Um caso particularmente paradigmático da época de Mandeville, na Inglaterra, era o alcoolismo, objeto dos reformadores que pretendiam aboli-lo. Era um “vício” a ser extirpado. Acontece que esse “vício” decorre naturalmente do prazer das pessoas, que têm pleno direito ao prazer que dele extraem, não tendo o Estado nada a ver com isso. Não é função estatal corrigir costumes seja em nome da moral, da religião ou do que considera como “saúde”. Ademais, esse vício alimenta toda uma cadeia produtiva, começando na agricultura, passando pela indústria e culminando no comércio, nutrindo os cofres púbicos com os impostos.

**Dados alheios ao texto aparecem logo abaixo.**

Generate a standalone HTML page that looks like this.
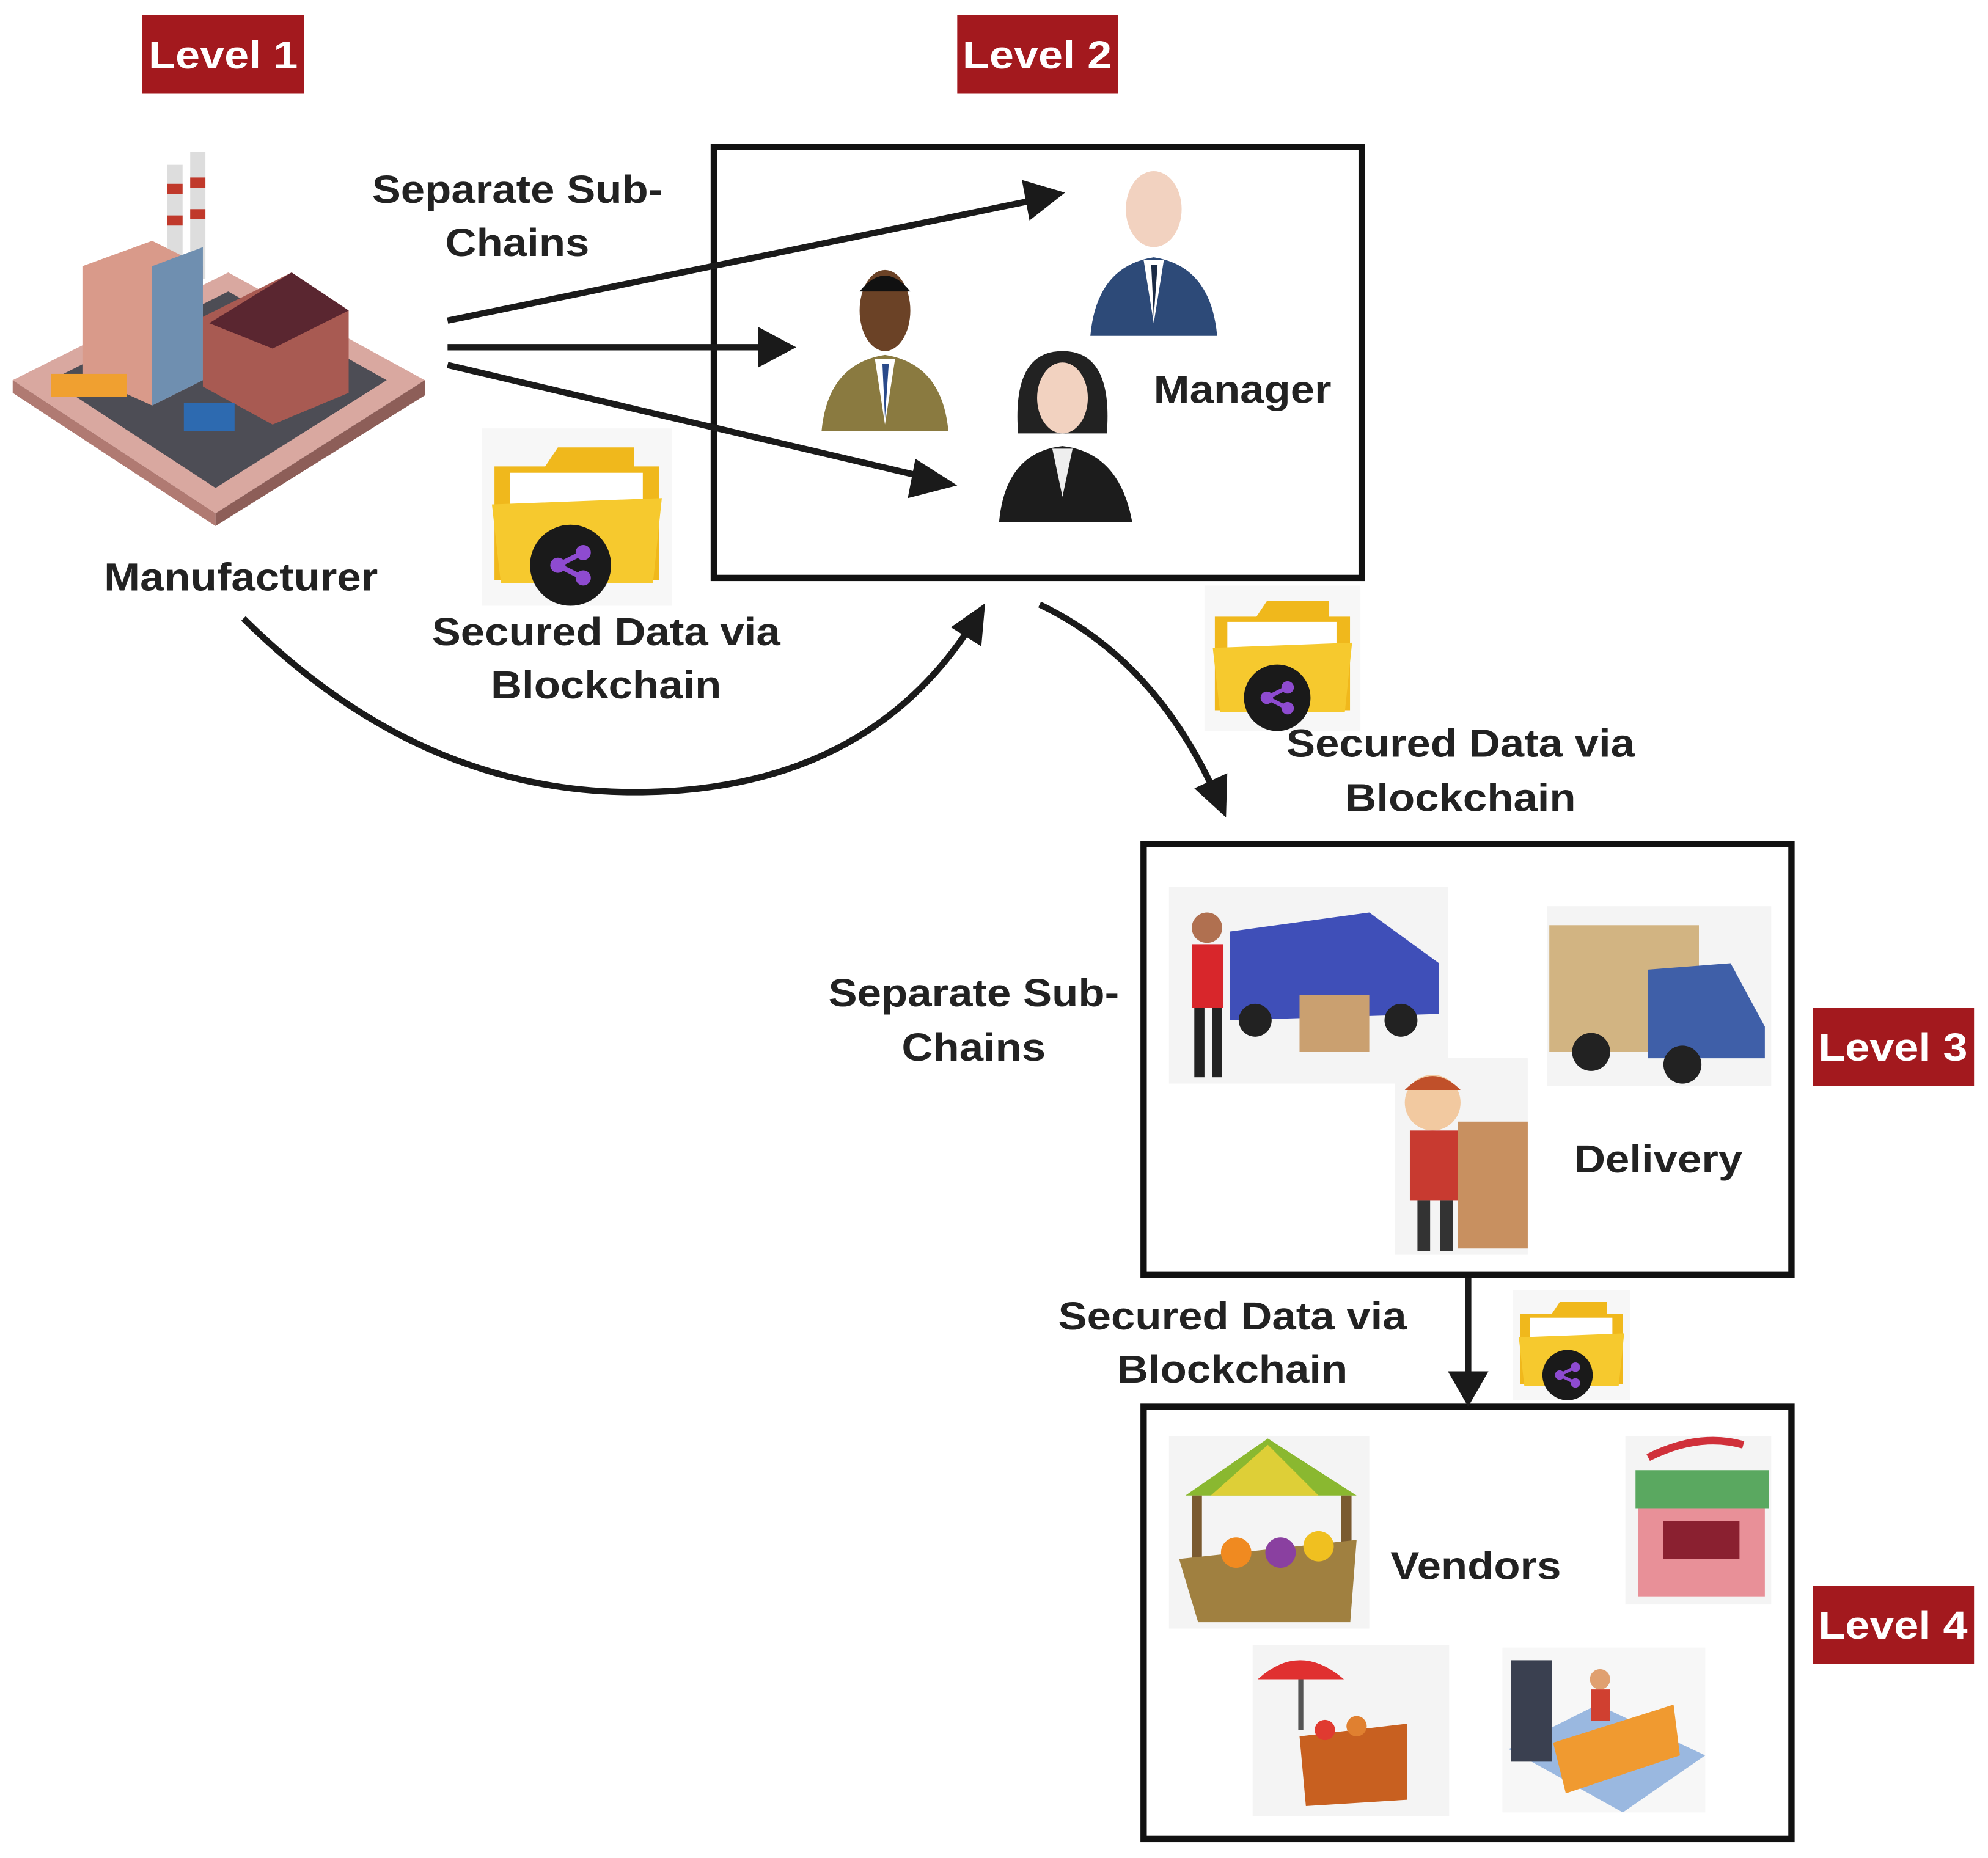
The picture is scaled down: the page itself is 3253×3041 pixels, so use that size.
<!DOCTYPE html>
<html><head><meta charset="utf-8"><style>
html,body{margin:0;padding:0;background:#fff;}
svg{display:block;}
text{font-family:"Liberation Sans",sans-serif;font-weight:bold;}
</style></head><body>
<svg width="3253" height="3041" viewBox="0 0 1568 1466" preserveAspectRatio="none" xmlns="http://www.w3.org/2000/svg">
<defs>
<g id="folder">
<rect x="0" y="0" width="150" height="140" fill="#f7f7f7"/>
<path d="M10 30 L50 30 L60 15 L120 15 L120 30 L140 30 L140 120 L10 120 Z" fill="#f0b81c"/>
<rect x="22" y="35" width="105" height="40" fill="#fff"/>
<path d="M8 60 L142 55 L135 122 L15 122 Z" fill="#f6c92e"/>
<circle cx="70" cy="108" r="32" fill="#1a1a1a"/>
<circle cx="60" cy="108" r="6" fill="#8e4bd0"/><circle cx="80" cy="98" r="6" fill="#8e4bd0"/><circle cx="80" cy="118" r="6" fill="#8e4bd0"/>
<path d="M60 108 L80 98 M60 108 L80 118" stroke="#8e4bd0" stroke-width="4"/>
</g>
<g id="person">
<ellipse cx="50" cy="40" rx="22" ry="30" fill="#f2d2c0"/>
<path d="M0 140 Q5 85 50 78 Q95 85 100 140 Z" fill="#2d4a78"/>
<path d="M42 80 L50 130 L58 80 Z" fill="#fff"/><path d="M48 84 L50 125 L53 84Z" fill="#1a2a44"/>
</g>
</defs>

<g font-size="31" fill="#fff">
<rect x="112" y="12" width="128" height="62" fill="#a3191e"/><text transform="translate(176,54) scale(1.12,1)" text-anchor="middle" fill="#fff">Level 1</text>
<rect x="755" y="12" width="127" height="62" fill="#a3191e"/><text transform="translate(818,54) scale(1.12,1)" text-anchor="middle" fill="#fff">Level 2</text>
<rect x="1430" y="795" width="127" height="62" fill="#a3191e"/><text transform="translate(1493,837) scale(1.12,1)" text-anchor="middle" fill="#fff">Level 3</text>
<rect x="1430" y="1251" width="127" height="62" fill="#a3191e"/><text transform="translate(1493,1293) scale(1.12,1)" text-anchor="middle" fill="#fff">Level 4</text>
</g>

<g fill="none" stroke="#111" stroke-width="5">
<rect x="563" y="116" width="511" height="340"/>
<rect x="902" y="666" width="511" height="340"/>
<rect x="902" y="1110" width="511" height="341"/>
</g>

<g>
<path d="M10 300 L180 215 L335 300 L170 405 Z" fill="#d9a8a0"/>
<path d="M10 300 L170 405 L170 415 L10 310Z" fill="#b07a72"/>
<path d="M170 405 L335 300 L335 312 L170 415Z" fill="#8d5e58"/>
<path d="M40 300 L180 230 L305 300 L170 385 Z" fill="#4d4d55"/>
<rect x="132" y="130" width="12" height="90" fill="#ddd"/><rect x="150" y="120" width="12" height="100" fill="#ddd"/>
<rect x="132" y="145" width="12" height="8" fill="#c0392b"/><rect x="150" y="140" width="12" height="8" fill="#c0392b"/>
<rect x="132" y="170" width="12" height="8" fill="#c0392b"/><rect x="150" y="165" width="12" height="8" fill="#c0392b"/>
<path d="M65 210 L120 190 L160 210 L160 300 L120 320 L65 295 Z" fill="#d99a8a"/>
<path d="M120 210 L160 195 L160 300 L120 320Z" fill="#6f8fb0"/>
<path d="M160 250 L230 215 L275 245 L275 310 L215 335 L160 305Z" fill="#a85a52"/>
<path d="M165 255 L230 215 L275 245 L215 275Z" fill="#5a2630"/>
<rect x="145" y="318" width="40" height="22" fill="#2d6ab0"/>
<rect x="40" y="295" width="60" height="18" fill="#f0a030"/>
</g>

<use href="#person" x="860" y="125"/>
<g transform="translate(648,205)"><ellipse cx="50" cy="40" rx="20" ry="32" fill="#6b4226"/><path d="M30 25 Q50 0 70 25Z" fill="#111"/><path d="M0 135 Q5 82 50 75 Q95 82 100 135Z" fill="#8a7a40"/><path d="M42 78 L50 130 L58 78Z" fill="#fff"/><path d="M48 82 L50 125 L53 82Z" fill="#2a4a8a"/></g>
<g transform="translate(788,272)"><path d="M15 70 Q10 5 50 5 Q90 5 85 70Z" fill="#222"/><ellipse cx="50" cy="42" rx="20" ry="28" fill="#f2d2c0"/><path d="M0 140 Q5 85 50 80 Q95 85 105 140Z" fill="#1c1c1c"/><path d="M42 82 L50 120 L58 82Z" fill="#eee"/></g>

<use href="#folder" x="380" y="338"/>
<g transform="translate(950,462) scale(0.82)"><use href="#folder"/></g>
<g transform="translate(1193,1018) scale(0.62)"><use href="#folder"/></g>

<rect x="922" y="700" width="220" height="155" fill="#f4f4f4"/>
<path d="M970 735 L1080 720 L1135 760 L1135 800 L970 805Z" fill="#3f4fb8"/>
<circle cx="990" cy="805" r="13" fill="#222"/><circle cx="1105" cy="805" r="13" fill="#222"/>
<rect x="1025" y="785" width="55" height="45" fill="#caa070"/>
<rect x="940" y="745" width="25" height="50" fill="#d8262b"/><circle cx="952" cy="732" r="12" fill="#b07050"/>
<rect x="942" y="795" width="8" height="55" fill="#222"/><rect x="956" y="795" width="8" height="55" fill="#222"/>
<rect x="1220" y="715" width="177" height="142" fill="#f4f4f4"/>
<rect x="1222" y="730" width="118" height="100" fill="#d2b482"/>
<path d="M1300 765 L1365 760 L1392 810 L1392 835 L1300 835Z" fill="#3f5fa8"/>
<circle cx="1255" cy="830" r="15" fill="#222"/><circle cx="1327" cy="840" r="15" fill="#222"/>
<rect x="1100" y="835" width="105" height="155" fill="#f4f4f4"/>
<circle cx="1130" cy="870" r="22" fill="#f2c9a0"/><path d="M1108 860 Q1130 838 1152 860Z" fill="#c0502a"/>
<rect x="1112" y="892" width="40" height="55" fill="#c83a30"/>
<rect x="1150" y="885" width="55" height="100" fill="#c89060"/>
<rect x="1118" y="947" width="10" height="40" fill="#333"/><rect x="1136" y="947" width="10" height="40" fill="#333"/>

<rect x="922" y="1133" width="158" height="152" fill="#f4f4f4"/>
<path d="M935 1180 L1000 1135 L1070 1180Z" fill="#8ab830"/>
<path d="M955 1180 L1000 1140 L1040 1180Z" fill="#f2d43a" opacity="0.8"/>
<rect x="940" y="1180" width="8" height="75" fill="#7a5a30"/><rect x="1058" y="1180" width="8" height="75" fill="#7a5a30"/>
<path d="M930 1230 L1070 1215 L1065 1280 L945 1280Z" fill="#a08040"/>
<circle cx="975" cy="1225" r="12" fill="#f08a20"/><circle cx="1010" cy="1225" r="12" fill="#8a40a0"/><circle cx="1040" cy="1220" r="12" fill="#f0c020"/>
<rect x="1282" y="1133" width="115" height="133" fill="#f4f4f4"/>
<path d="M1300 1150 Q1340 1130 1375 1140" stroke="#d0303a" stroke-width="6" fill="none"/>
<rect x="1290" y="1160" width="105" height="30" fill="#5aa860"/>
<rect x="1292" y="1190" width="100" height="70" fill="#e89098"/>
<rect x="1312" y="1200" width="60" height="30" fill="#8a2030"/>
<rect x="988" y="1298" width="155" height="135" fill="#f4f4f4"/>
<path d="M992 1325 Q1025 1295 1060 1325Z" fill="#e03030"/><rect x="1024" y="1325" width="4" height="40" fill="#555"/>
<path d="M1025 1370 L1110 1360 L1110 1420 L1030 1425Z" fill="#c86020"/>
<circle cx="1045" cy="1365" r="8" fill="#e03a30"/><circle cx="1070" cy="1362" r="8" fill="#e08030"/>
<rect x="1185" y="1300" width="160" height="130" fill="#f7f7f7"/>
<path d="M1190 1380 L1260 1345 L1345 1385 L1280 1430Z" fill="#9ab8e0"/>
<rect x="1192" y="1310" width="32" height="80" fill="#3a4050"/>
<path d="M1225 1375 L1320 1345 L1325 1385 L1235 1415Z" fill="#f09a30"/>
<circle cx="1262" cy="1325" r="8" fill="#e0a070"/><rect x="1255" y="1333" width="15" height="25" fill="#d04030"/>

<g font-size="31" fill="#222" text-anchor="middle">
<text transform="translate(408,160) scale(1.1,1)">Separate Sub-</text><text transform="translate(408,202) scale(1.1,1)">Chains</text>
<text transform="translate(980,318) scale(1.1,1)">Manager</text>
<text transform="translate(190,466) scale(1.1,1)">Manufacturer</text>
<text transform="translate(478,509) scale(1.1,1)">Secured Data via</text><text transform="translate(478,551) scale(1.1,1)">Blockchain</text>
<text transform="translate(1152,597) scale(1.1,1)">Secured Data via</text><text transform="translate(1152,640) scale(1.1,1)">Blockchain</text>
<text transform="translate(768,794) scale(1.1,1)">Separate Sub-</text><text transform="translate(768,837) scale(1.1,1)">Chains</text>
<text transform="translate(1308,925) scale(1.1,1)">Delivery</text>
<text transform="translate(972,1049) scale(1.1,1)">Secured Data via</text><text transform="translate(972,1091) scale(1.1,1)">Blockchain</text>
<text transform="translate(1164,1246) scale(1.1,1)">Vendors</text>
</g>

<g stroke="#1a1a1a" stroke-width="5" fill="none">
<line x1="353" y1="253" x2="815" y2="158"/>
<line x1="353" y1="274" x2="605" y2="274"/>
<line x1="353" y1="288" x2="732" y2="377"/>
<path d="M192 488 Q330 625 500 625 Q680 625 765 495"/>
<path d="M820 477 Q910 520 958 625"/>
<line x1="1158" y1="1008" x2="1158" y2="1090"/>
</g>
<g fill="#1a1a1a">
<polygon points="840,152 806,142 812,174"/>
<polygon points="628,274 598,258 598,290"/>
<polygon points="755,383 722,362 716,393"/>
<polygon points="777,476 750,495 774,510"/>
<polygon points="967,645 942,622 968,610"/>
<polygon points="1158,1110 1142,1082 1174,1082"/>
</g>
</svg>
</body></html>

Hoje, o novo “vício” a ser combatido é o cigarro, o bode expiatório da vez. Em sua forma eletrônica, o vape, por exemplo, é proibido no Brasil, mas é de uso intensivo em festas, podendo ser comprado em qualquer lugar. A proibição, no caso, só tem o efeito colateral do contrabando, do mercado ilegal, sem que nenhum imposto seja arrecado. O mesmo já começa a ocorrer com carnes, comidas gordurosas ou salgadas e assim por diante. Amanhã será o “imposto do pecado” ou do “luxo”. Mensagem: o prazer das pessoas e a satisfação dos seus interesses não deveriam ser submetidos à prévia autorização ou punição estatal.

Mensagem final: as pessoas têm todo o direito ao “egoísmo”, a gostarem de si, sem que o Estado tenha o menor direito de imiscuir-se nesse domínio. Sejam libertinos, sejam politicamente incorretos. Eis a mensagem mandevilliana e minha deste novo ano que se inicia. Feliz 2023!

*Professor de Filosofia na Ufrgs

5 comentários:

Anônimo disse...

Passou por N. York um político que resolveu mudar o hábito do cidadão numa das coisas. que ele mais gosta, coca-cola. Muito açúcar é prejudicial à saúde ele disse, enfatizou que daquele dia em diante a coca-cola teria seu consumo reduzido, o copo médio passaria ser o Grande e que o Grande não seria vendido mais,
só sei que o tal político sumiu e a coca-cola continua sendo vendida em seu tamanho normal. Que tal?


Anônimo disse...

O político era o prefeito de N.Y..
Michael Bloomberg,, no ano de 2012. Ele conseguiu a lei proibindo a venda em restaurante.

Anônimo disse...

Rosenfield volta à sua filosofia e à sua tentativa de justificar seus preconceitos e suas ideologias. Para quem gosta disto ou acredita nele, nada demais. Mas tratar alcoolismo e tabagismo como meras vontades individuais, desconhecendo todos os gigantescos problemas sociais e de saúde PÚBLICA decorrentes destes comportamentos pessoais supostamente individuais, parece-me beirar a irresponsabilidade.

Anônimo disse...

Nossa, que "filósofo" que aciona todo seu sentimento de autoridade branca e masculinista pra dizer o que quer sem qualquer mediação social com a realidade histórico-concreta. Um típico olhar de demonização do Estado, como se fosse um ente separado da sociedade, um apelo ao valor liberal do egoísmo (cada um é a soma do todo, meu caro?) , e o alcoolismo como algo da esfera puramente individual...Ora, como dizia Chico Buarque "sem a cachaça, ninguém segura o rojão". É disso que precisamos filosofar, da materialidade da vida, como aprendido com Gramsci

ADEMAR AMANCIO disse...

O alcoolismo não tem nada a ver com prazer,é só sofrimento,talvez ele quisesse dizer boemia,aí sim.O alcóolatra começa beber quando o boêmio está chegando das noitadas.